Outre les logiques de marché, plusieurs mécanismes remettent en cause l'accès au logement des publics prioritaires. Dans les sites en voie de « requalification », certaines familles sont écartées des attributions au nom de la mixité sociale (4). Ce que Patrick Doutreligne appelle un processus de «  double peine »  : les familles ne peuvent prétendre au parc de qualité, tout en étant rejetées du parc déprécié. «  Sur un plan opérationnel et vis-à-vis des personnes, il serait préférable de restaurer un droit à la mobilité, même si le maintien de la mixité doit absolument rester une exigence », juge René Ballain. Les pratiques discriminatoires viennent de surcroît aggraver le processus d'exclusion. Selon le Groupe d'étude et de lutte contre les discriminations, les familles dont la personne de référence est immigrée sont 28 % à attendre un logement HLM depuis au moins trois ans, contre 15 % de l'ensemble des demandeurs ! Autre raison, ajoute Patrick Doutreligne : l'effet pervers du logement temporaire, qui conduit à remiser au bas des listes d'attente de logements HLM les ménages qui en bénéficient. L'incendie de l'immeuble du XIIIe arrondissement, où vivaient des familles africaines très nombreuses, pose également la question de la prise en compte des besoins de ces familles. «  On pourrait par exemple exiger qu'il y ait un grand logement pour 20 logements construits », suggère Patrick Doutreligne. Même s'il tient à préciser qu' « il ne faut pas faire de ce sujet le problème majeur de la crise du logement et croire qu'il concerne la majorité des familles africaines ».

Les associations entre le marteau et l'enclume

Reste qu'en attendant, la gestion de la pénurie est confiée aux associations, pourtant dotées de moyens insuffisants et instables pour assurer cette lourde mission. Si l'immeuble géré par l'association Freha était vétuste et surpeuplé, il n'était pas frappé d'insalubrité. Une opération de réhabilitation était bien prévue depuis plus d'un an, mais n'avait pu être réalisée, faute de possibilités de relogement des familles. Deux jours après le drame, des solutions pérennes commençaient à leur être proposées. «  Nous allons certainement devoir réviser notre seuil de tolérance sur les risques à accepter », prévient Patrick Doutreligne, qui entend ainsi mettre les pouvoirs publics devant leurs responsabilités.
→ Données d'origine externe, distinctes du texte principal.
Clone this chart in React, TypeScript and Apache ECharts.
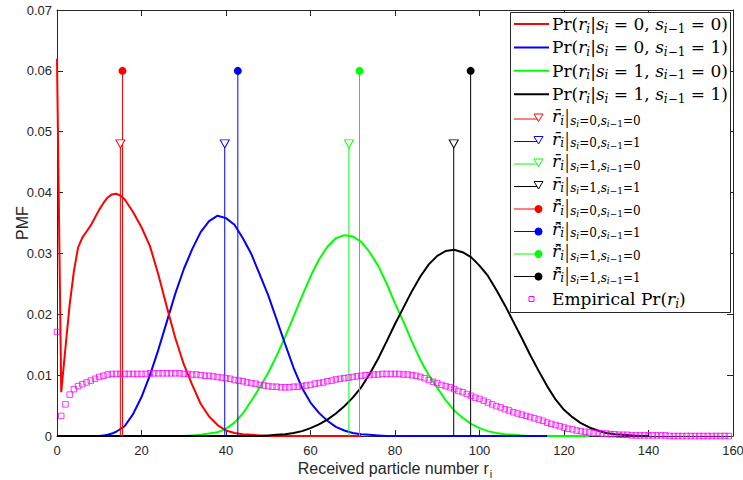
import { useEffect, useRef } from "react";
import * as echarts from "echarts";

// Conditional PMFs Pr(r_i | s_i, s_{i-1}) as [r, probability] pairs
const pmfS00: [number, number][] = [
  [0, 0.062], [1, 0.0072], [2, 0.0145], [3, 0.0216], [4, 0.0271], [5, 0.031], [6, 0.0326], [7, 0.0336],
  [8, 0.0346], [9, 0.0359], [10, 0.0372], [11, 0.0383], [12, 0.0392], [13, 0.0397], [14, 0.0398], [15, 0.0395],
  [16, 0.0389], [18, 0.0368], [20, 0.0343], [22, 0.0312], [24, 0.0265], [26, 0.0212], [28, 0.0161], [30, 0.0118],
  [32, 0.0084], [34, 0.0053], [36, 0.0032], [38, 0.0018], [40, 0.0009], [42, 0.0005], [44, 0.0003], [46, 0.0002],
  [48, 0.0001], [50, 0], [72, 0],
];
const pmfS01: [number, number][] = [
  [0, 0], [10, 0], [11, 0.0001], [12, 0.0002], [13, 0.0004], [14, 0.0007], [16, 0.0016], [18, 0.0036],
  [20, 0.0064], [22, 0.01], [24, 0.0142], [26, 0.0188], [28, 0.0234], [30, 0.0274], [32, 0.0307], [34, 0.0335],
  [36, 0.0353], [38, 0.0362], [40, 0.0358], [42, 0.0347], [44, 0.0325], [46, 0.0299], [48, 0.0265], [50, 0.0231],
  [52, 0.0191], [54, 0.0151], [56, 0.0112], [58, 0.0079], [60, 0.0055], [62, 0.0038], [64, 0.0025], [66, 0.0015],
  [68, 0.0009], [70, 0.0005], [72, 0.0003], [74, 0.0002], [76, 0.0001], [78, 0], [116, 0],
];
const pmfS10: [number, number][] = [
  [0, 0], [30, 0], [32, 0.0001], [34, 0.0002], [36, 0.0004], [38, 0.0006], [40, 0.0012], [42, 0.0022],
  [44, 0.0037], [46, 0.0058], [48, 0.008], [50, 0.0104], [52, 0.0132], [54, 0.0163], [56, 0.0196], [58, 0.023],
  [60, 0.0262], [62, 0.029], [64, 0.0311], [66, 0.0325], [68, 0.033], [70, 0.0328], [72, 0.0319], [74, 0.0302],
  [76, 0.028], [78, 0.0251], [80, 0.0218], [82, 0.0188], [84, 0.0155], [86, 0.0125], [88, 0.01], [90, 0.0079],
  [92, 0.0059], [94, 0.0042], [96, 0.003], [98, 0.002], [100, 0.0013], [102, 0.0008], [104, 0.0005], [106, 0.0003],
  [108, 0.0002], [110, 0.0001], [112, 0], [126, 0],
];
const pmfS11: [number, number][] = [
  [0, 0], [48, 0], [50, 0.0001], [52, 0.0002], [54, 0.0003], [56, 0.0005], [58, 0.0008], [60, 0.0013],
  [62, 0.0019], [64, 0.0027], [66, 0.0037], [68, 0.0049], [70, 0.0063], [72, 0.008], [74, 0.0102], [76, 0.0127],
  [78, 0.0155], [80, 0.0184], [82, 0.0211], [84, 0.0238], [86, 0.0262], [88, 0.0282], [90, 0.0296], [92, 0.0304],
  [94, 0.0306], [96, 0.0302], [98, 0.0294], [100, 0.028], [102, 0.0263], [104, 0.024], [106, 0.0215], [108, 0.0188],
  [110, 0.0161], [112, 0.0133], [114, 0.0107], [116, 0.0082], [118, 0.006], [120, 0.0043], [122, 0.0031], [124, 0.0021],
  [126, 0.0014], [128, 0.0009], [130, 0.0005], [132, 0.0003], [134, 0.0002], [136, 0.0001], [138, 0], [140, 0],
];

// Mean received number (triangles) and estimate (dots) per state pair
const rBarValues = [15.0, 39.7, 69.1, 93.9];
const rBarStemHeight = 0.048;
const rHatValues = [15.5, 42.8, 71.6, 97.9];
const rHatStemHeight = 0.06;

// Empirical Pr(r_i) for r_i = 0, 1, 2, ...
const empiricalPmf = [
  0.0171, 0.0033, 0.0052, 0.0068, 0.0077, 0.0082, 0.0085, 0.0088, 0.0091, 0.0094,
  0.0097, 0.0099, 0.0101, 0.0102, 0.0102, 0.0102, 0.0102, 0.0102, 0.0102, 0.0102,
  0.0102, 0.0102, 0.0103, 0.0103, 0.0103, 0.0103, 0.0103, 0.0103, 0.0103, 0.0103,
  0.0102, 0.0102, 0.0101, 0.0101, 0.01, 0.0099, 0.0099, 0.0098, 0.0097, 0.0096,
  0.0095, 0.0094, 0.0092, 0.0091, 0.009, 0.0088, 0.0087, 0.0086, 0.0084, 0.0083,
  0.0082, 0.0081, 0.0081, 0.008, 0.008, 0.008, 0.0081, 0.0081, 0.0082, 0.0083,
  0.0084, 0.0086, 0.0087, 0.0088, 0.009, 0.0091, 0.0093, 0.0094, 0.0095, 0.0096,
  0.0097, 0.0098, 0.0099, 0.01, 0.01, 0.0101, 0.0101, 0.0102, 0.0102, 0.0102,
  0.0102, 0.0102, 0.0101, 0.0101, 0.01, 0.0099, 0.0097, 0.0095, 0.0092, 0.0089,
  0.0087, 0.0084, 0.0082, 0.008, 0.0077, 0.0074, 0.0072, 0.0069, 0.0066, 0.0063,
  0.0061, 0.0058, 0.0055, 0.0052, 0.0049, 0.0047, 0.0044, 0.0042, 0.0039, 0.0037,
  0.0035, 0.0033, 0.0031, 0.0029, 0.0027, 0.0025, 0.0022, 0.002, 0.0018, 0.0016,
  0.0014, 0.0012, 0.0011, 0.0009, 0.0008, 0.0007, 0.0006, 0.0005, 0.0005, 0.0004,
  0.0004, 0.0003, 0.0003, 0.0002, 0.0002, 0.0002, 0.0001, 0.0001, 0.0001, 0.0001,
  0.0001, 0.0001, 0.0001, 0.0001, 0.0001, 0, 0, 0, 0, 0,
  0, 0, 0, 0, 0, 0, 0, 0, 0, 0,
];

const stateColors = ["#FF0000", "#0000FF", "#00FF00", "#000000"];
const statePairs = [["0", "0"], ["0", "1"], ["1", "0"], ["1", "1"]];
const curveZ = [4, 3, 2, 5];
const pmfCurves = [pmfS00, pmfS01, pmfS10, pmfS11];

const axisColor = "#262626";
const sans = "Liberation Sans";
const serif = "DejaVu Serif";

const richStyles = {
  rm: { fontFamily: serif, fontSize: 17, fill: "#000" },
  it: { fontFamily: serif, fontSize: 17, fontStyle: "italic", fill: "#000" },
  sb: { fontFamily: serif, fontSize: 12, fontStyle: "italic", fill: "#000", padding: [9, 0, 0, 0] },
  sbr: { fontFamily: serif, fontSize: 12, fill: "#000", padding: [9, 0, 0, 0] },
  bar: { fontFamily: "Liberation Serif", fontSize: 21, fill: "#000", padding: [0, 1, 0, 1] },
  s1: { fontFamily: serif, fontSize: 12, fontStyle: "italic", fill: "#000", padding: [9, 0, 0, 0] },
  s1r: { fontFamily: serif, fontSize: 12, fill: "#000", padding: [9, 0, 0, 0] },
  s2: { fontFamily: serif, fontSize: 9, fontStyle: "italic", fill: "#000", padding: [15, 0, 0, 0] },
  s2r: { fontFamily: serif, fontSize: 9, fill: "#000", padding: [15, 0, 0, 0] },
};

function prLabel(a: string, b: string) {
  return `{rm|Pr(}{it|r}{sb|i}{rm||}{it|s}{sb|i}{rm| = ${a}, }{it|s}{sb|i}{sbr|−1}{rm| = ${b})}`;
}
function condLabel(mark: string, a: string, b: string) {
  return `{it|${mark}}{sb|i}{bar||}{s1|s}{s2|i}{s1r|=${a},}{s1|s}{s2|i}{s2r|−1}{s1r|=${b}}`;
}

function legendElements() {
  const els: any[] = [];
  const z = 100;
  els.push({
    type: "rect", z, silent: true,
    shape: { x: 510.5, y: 12.5, width: 220, height: 300 },
    style: { fill: "#fff", stroke: axisColor, lineWidth: 1 },
  });
  const textX = 552;
  stateColors.forEach((c, k) => {
    const y = 24 + 23.4 * k;
    els.push({ type: "line", z, silent: true, shape: { x1: 514, y1: y, x2: 549, y2: y }, style: { stroke: c, lineWidth: 2 } });
    els.push({
      type: "text", z, silent: true, x: textX, y,
      style: { text: prLabel(statePairs[k][0], statePairs[k][1]), rich: richStyles, verticalAlign: "middle", align: "left" },
    });
  });
  const rowY = (k: number) => 119 + 22.5 * k;
  stateColors.forEach((c, k) => {
    const y = rowY(k);
    els.push({ type: "line", z, silent: true, shape: { x1: 514, y1: y, x2: 538, y2: y }, style: { stroke: c, lineWidth: 1 } });
    els.push({
      type: "polygon", z: z + 1, silent: true,
      shape: { points: [[534, y - 5], [543, y - 5], [538.5, y + 2.5]] },
      style: { fill: "#fff", stroke: c, lineWidth: 1 },
    });
    els.push({
      type: "text", z, silent: true, x: textX, y: y - 3,
      style: { text: condLabel("r\u0304", statePairs[k][0], statePairs[k][1]), rich: richStyles, verticalAlign: "middle", align: "left" },
    });
  });
  stateColors.forEach((c, k) => {
    const y = rowY(k + 4);
    els.push({ type: "line", z, silent: true, shape: { x1: 514, y1: y, x2: 538, y2: y }, style: { stroke: c, lineWidth: 1 } });
    els.push({ type: "circle", z: z + 1, silent: true, shape: { cx: 538.5, cy: y, r: 4 }, style: { fill: c } });
    els.push({
      type: "text", z, silent: true, x: textX, y: y - 3,
      style: { text: condLabel("r\u0304\u0302", statePairs[k][0], statePairs[k][1]), rich: richStyles, verticalAlign: "middle", align: "left" },
    });
  });
  const ys = rowY(8);
  els.push({
    type: "rect", z, silent: true,
    shape: { x: 529, y: ys - 2.5, width: 5, height: 5 },
    style: { fill: "none", stroke: "#FF00FF", lineWidth: 1 },
  });
  els.push({
    type: "text", z, silent: true, x: textX, y: ys,
    style: { text: "{rm|Empirical Pr(}{it|r}{sb|i}{rm|)}", rich: richStyles, verticalAlign: "middle", align: "left" },
  });
  return els;
}

function stemSeries(xs: number[], height: number, kind: "triangle" | "circle") {
  return xs.map((x, k) => ({
    type: "line",
    name: `${kind}-${k}`,
    z: 6,
    color: stateColors[k],
    data: [
      { value: [x, 0], symbol: "none" },
      {
        value: [x, height],
        symbol: kind,
        symbolRotate: kind === "triangle" ? 180 : 0,
        symbolSize: kind === "triangle" ? [9, 8] : 8,
        itemStyle:
          kind === "triangle"
            ? { color: "#fff", borderColor: stateColors[k], borderWidth: 1 }
            : { color: stateColors[k], borderWidth: 0 },
      },
    ],
    showAllSymbol: true,
    lineStyle: { color: stateColors[k], width: 1, opacity: 1 },
    itemStyle: { color: stateColors[k] },
    emphasis: { disabled: true },
  }));
}

export default function App() {
  const ref = useRef<HTMLDivElement>(null);
  useEffect(() => {
    document.body.style.margin = "0";
    if (!ref.current) return;
    const chart = echarts.init(ref.current, undefined, { renderer: "svg" });
    const baseX = {
      type: "value", min: 0, max: 160, interval: 20,
      axisLine: { show: true, onZero: false, lineStyle: { color: axisColor, width: 1 } },
      axisTick: { show: true, inside: true, length: 6, lineStyle: { color: axisColor } },
      splitLine: { show: false },
    };
    const baseY = {
      type: "value", min: 0, max: 0.07, interval: 0.01,
      axisLine: { show: true, onZero: false, lineStyle: { color: axisColor, width: 1 } },
      axisTick: { show: true, inside: true, length: 6, lineStyle: { color: axisColor } },
      splitLine: { show: false },
    };
    chart.setOption({
      animation: false,
      backgroundColor: "#fff",
      grid: { left: 57, right: 10, top: 10, bottom: 44, containLabel: false, outerBoundsMode: "none" },
      xAxis: [
        {
          ...baseX, position: "bottom",
          axisLabel: { color: axisColor, fontSize: 13, fontFamily: sans, margin: 8 },
          name: "{a|Received particle number r}{b|i}",
          nameLocation: "middle", nameGap: 21, nameMoveOverlap: false,
          nameTextStyle: {
            rich: {
              a: { fontSize: 16, fontFamily: sans, color: axisColor },
              b: { fontSize: 11, fontFamily: sans, color: axisColor, padding: [11, 0, 0, 1] },
            },
          },
        },
        { ...baseX, position: "top", axisLabel: { show: false } },
      ],
      yAxis: [
        {
          ...baseY, position: "left",
          axisLabel: {
            color: axisColor, fontSize: 13, fontFamily: sans, margin: 5,
            formatter: (v: number) => (Math.abs(v) < 1e-9 ? "0" : v.toFixed(2)),
          },
          name: "PMF", nameLocation: "middle", nameGap: 27, nameMoveOverlap: false,
          nameTextStyle: { fontSize: 16, fontFamily: sans, color: axisColor },
        },
        { ...baseY, position: "right", axisLabel: { show: false } },
      ],
      series: [
        ...pmfCurves.map((pts, k) => ({
          type: "line",
          name: `pmf-${k}`,
          data: pts,
          symbol: "none",
          z: curveZ[k],
          lineStyle: { color: stateColors[k], width: 2 },
        })),
        ...stemSeries(rBarValues, rBarStemHeight, "triangle"),
        ...stemSeries(rHatValues, rHatStemHeight, "circle"),
        {
          type: "scatter",
          name: "empirical",
          z: 7,
          data: empiricalPmf.map((v, r) => [r, v]),
          symbol: "rect",
          symbolSize: 5.5,
          itemStyle: { color: "rgba(255,255,255,0)", borderColor: "#FF00FF", borderWidth: 1 },
        },
      ],
      graphic: legendElements(),
    });
    return () => chart.dispose();
  }, []);
  return (
    <div
      ref={ref}
      style={{ position: "fixed", left: 0, top: 0, width: 743, height: 480, background: "#fff" }}
    />
  );
}
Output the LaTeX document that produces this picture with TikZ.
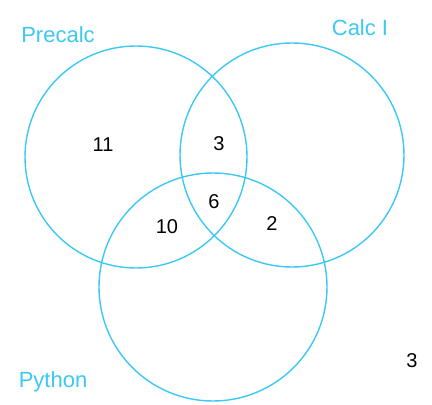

Alors que le ministre de l'Intérieur déclarait le 30 août sur France Inter qu'il fallait «  fermer tous les squats et tous les immeubles insalubres », France terre d'asile dénonçait «  une provocation » préoccupante pour les exclus du logement. La préfecture de police de Paris a d'ores et déjà annoncé «  l'évacuation des immeubles et des squats les plus dangereux ».

M. LB.

Notes

(1)  Sur les réactions, voir aussi les rubriques « Interview » et « Ça se passe près de chez vous » du site internet des ASH, www.ash.tm.fr.

(2)  Voir ASH n° 2409 du 22-04-05.

(3)  Mettre en œuvre le droit au logement - Sous la direction de René Ballain et de Francine Benguigui - La Documentation française - Voir ASH n° 2409 du 27-05-05.

(4)  Sur ce sujet, voir le débat paru dans ASH Magazine n° 5 de septembre-octobre 2004.